Extract the lines of the material below, beginning with the first and ending with the line that holds "(0,0) rectangle (1024,918);". Skip every picture.
··· Raw data
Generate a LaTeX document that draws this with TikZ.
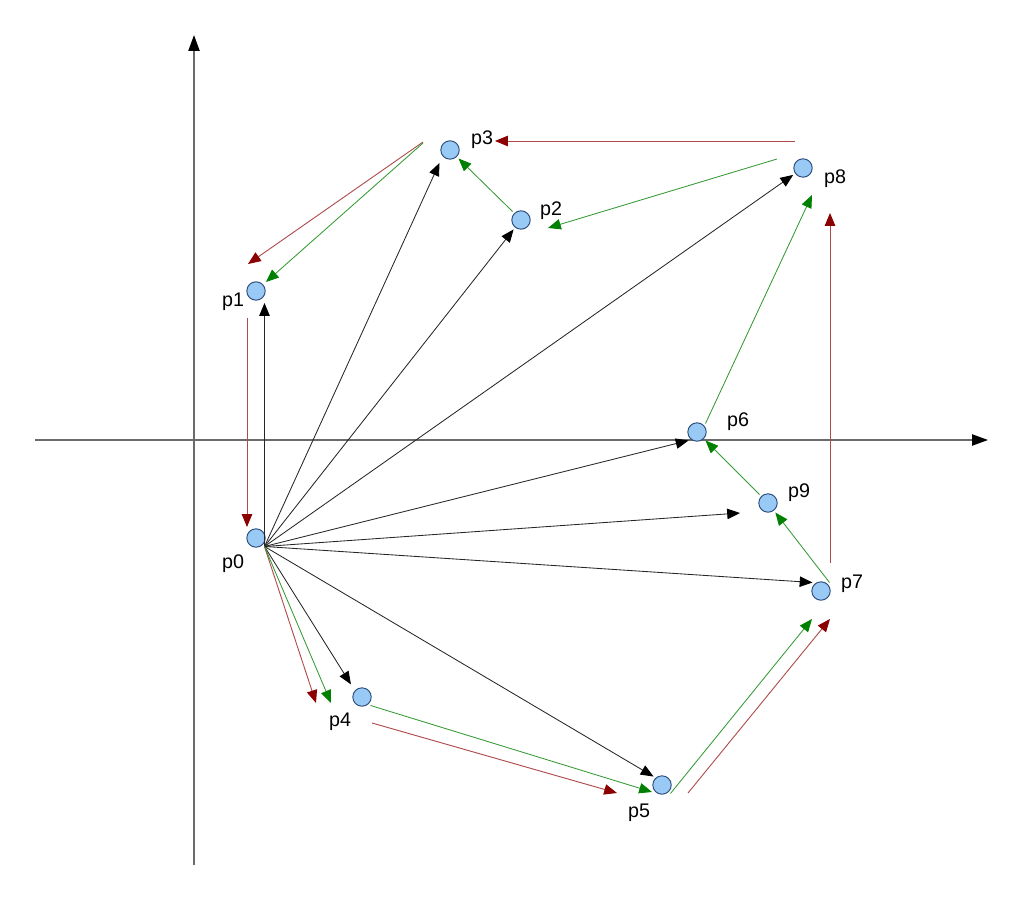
\documentclass[tikz,border=0pt]{standalone}
\usepackage{fontspec}
\setmainfont{Liberation Sans}
\usetikzlibrary{arrows.meta}
\definecolor{ptfill}{HTML}{99C9F5}
\definecolor{ptdraw}{HTML}{2F4F7F}
\definecolor{hullred}{HTML}{8B0000}
\definecolor{scangreen}{HTML}{008000}
\definecolor{axisgray}{HTML}{6A6A6A}
\tikzset{
  every node/.style={font=\fontsize{14}{16}\selectfont},
  pt/.style={circle,draw=ptdraw,fill=ptfill,line width=0.7pt,minimum size=0.46cm,inner sep=0pt,outer sep=0.07cm},
  ptlabel/.style={inner sep=0pt},
  axis/.style={draw=axisgray,line width=1.2pt,-{Triangle[length=0.4cm,width=0.28cm,color=black]}},
  ray/.style={draw=black!85,line width=0.6pt,-{Triangle[length=0.32cm,width=0.26cm,color=black]}},
  hull/.style={draw=hullred!70,line width=0.65pt,-{Triangle[length=0.32cm,width=0.26cm,color=hullred]}},
  scan/.style={draw=scangreen!80,line width=0.6pt,-{Triangle[length=0.32cm,width=0.26cm,color=scangreen]}},
}

\begin{document}
\begin{tikzpicture}[x=0.025cm,y=-0.025cm]
\useasboundingbox (0,0) rectangle (1024,918);

% axes
\coordinate (xl) at (35,440);
\coordinate (xr) at (988,440);
\coordinate (yb) at (194,865);
\coordinate (yt) at (194,35);
\draw[axis] (xl) -- (xr);
\draw[axis] (yb) -- (yt);

% points
\node[pt] (p0) at (256,538) {};
\node[pt] (p1) at (256,291) {};
\node[pt] (p2) at (521,220) {};
\node[pt] (p3) at (450,150) {};
\node[pt] (p4) at (362,697) {};
\node[pt] (p5) at (662,785) {};
\node[pt] (p6) at (697,432) {};
\node[pt] (p7) at (821,591) {};
\node[pt] (p8) at (803,168) {};
\node[pt] (p9) at (768,503) {};

\node[ptlabel] (l0) at (233,564) {p0};
\node[ptlabel] (l1) at (233,302) {p1};
\node[ptlabel] (l2) at (551,211) {p2};
\node[ptlabel] (l3) at (482,140) {p3};
\node[ptlabel] (l4) at (340,722) {p4};
\node[ptlabel] (l5) at (639,813) {p5};
\node[ptlabel] (l6) at (738,422) {p6};
\node[ptlabel] (l7) at (852,584) {p7};
\node[ptlabel] (l8) at (835,179) {p8};
\node[ptlabel] (l9) at (799,493) {p9};

% rays from p0
\coordinate (q9) at (740,513);
\draw[ray] (p0.south east) -- (p0.south east |- p1.south);
\draw[ray,shorten >=3.5pt] (p0.south east) -- (p3.south west);
\draw[ray] (p0.south east) -- (p2);
\draw[ray] (p0.south east) -- (p8);
\draw[ray] (p0.south east) -- (p6.south west);
\draw[ray] (p0.south east) -- (q9);
\draw[ray] (p0.south east) -- (p7.north west);
\draw[ray] (p0.south east) -- (p5.north west);
\draw[ray,shorten >=3.5pt] (p0.south east) -- (p4.north west);

% hull
\coordinate (r1a) at (423,142); \coordinate (r1b) at (248,264);
\coordinate (r2a) at (247,318); \coordinate (r2b) at (247,527);
\coordinate (r3b) at (316,703);
\coordinate (r4a) at (372,723); \coordinate (r4b) at (617,793);
\coordinate (r5a) at (688,793); \coordinate (r5b) at (830,619);
\coordinate (r6a) at (830,563); \coordinate (r6b) at (830,213);
\coordinate (r7a) at (795,141); \coordinate (r7b) at (495,141);
\draw[hull] (r1a) -- (r1b);
\draw[hull] (r2a) -- (r2b);
\draw[hull] (p0.south east) -- (r3b);
\draw[hull] (r4a) -- (r4b);
\draw[hull] (r5a) -- (r5b);
\draw[hull] (r6a) -- (r6b);
\draw[hull] (r7a) -- (r7b);

% scan
\coordinate (g1a) at (423,143); \coordinate (g1b) at (266,282);
\coordinate (g2b) at (331,703);
\coordinate (g3b) at (652,792);
\coordinate (g4b) at (812,619);
\coordinate (g7b) at (812,195);
\coordinate (g8a) at (777,159); \coordinate (g8b) at (548,228);
\draw[scan] (g1a) -- (g1b);
\draw[scan] (p0.south east) -- (g2b);
\draw[scan] (p4.south east) -- (g3b);
\draw[scan] (p5.south east) -- (g4b);
\draw[scan] (p7.north east) -- (p9);
\draw[scan] (p9.north west) -- (p6.south east);
\draw[scan] (p6.north east) -- (g7b);
\draw[scan] (g8a) -- (g8b);
\draw[scan] (p2.north west) -- (p3.south east);

\end{tikzpicture}
\end{document}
······
Solution:
Generate a LaTeX document that draws this with TikZ.
\documentclass[tikz,border=0pt]{standalone}
\usepackage{fontspec}
\setmainfont{Liberation Sans}
\usetikzlibrary{arrows.meta}
\definecolor{ptfill}{HTML}{99C9F5}
\definecolor{ptdraw}{HTML}{2F4F7F}
\definecolor{hullred}{HTML}{8B0000}
\definecolor{scangreen}{HTML}{008000}
\definecolor{axisgray}{HTML}{6A6A6A}
\tikzset{
  every node/.style={font=\fontsize{14}{16}\selectfont},
  pt/.style={circle,draw=ptdraw,fill=ptfill,line width=0.7pt,minimum size=0.46cm,inner sep=0pt,outer sep=0.07cm},
  ptlabel/.style={inner sep=0pt},
  axis/.style={draw=axisgray,line width=1.2pt,-{Triangle[length=0.4cm,width=0.28cm,color=black]}},
  ray/.style={draw=black!85,line width=0.6pt,-{Triangle[length=0.32cm,width=0.26cm,color=black]}},
  hull/.style={draw=hullred!70,line width=0.65pt,-{Triangle[length=0.32cm,width=0.26cm,color=hullred]}},
  scan/.style={draw=scangreen!80,line width=0.6pt,-{Triangle[length=0.32cm,width=0.26cm,color=scangreen]}},
}

\begin{document}
\begin{tikzpicture}[x=0.025cm,y=-0.025cm]
\useasboundingbox (0,0) rectangle (1024,918);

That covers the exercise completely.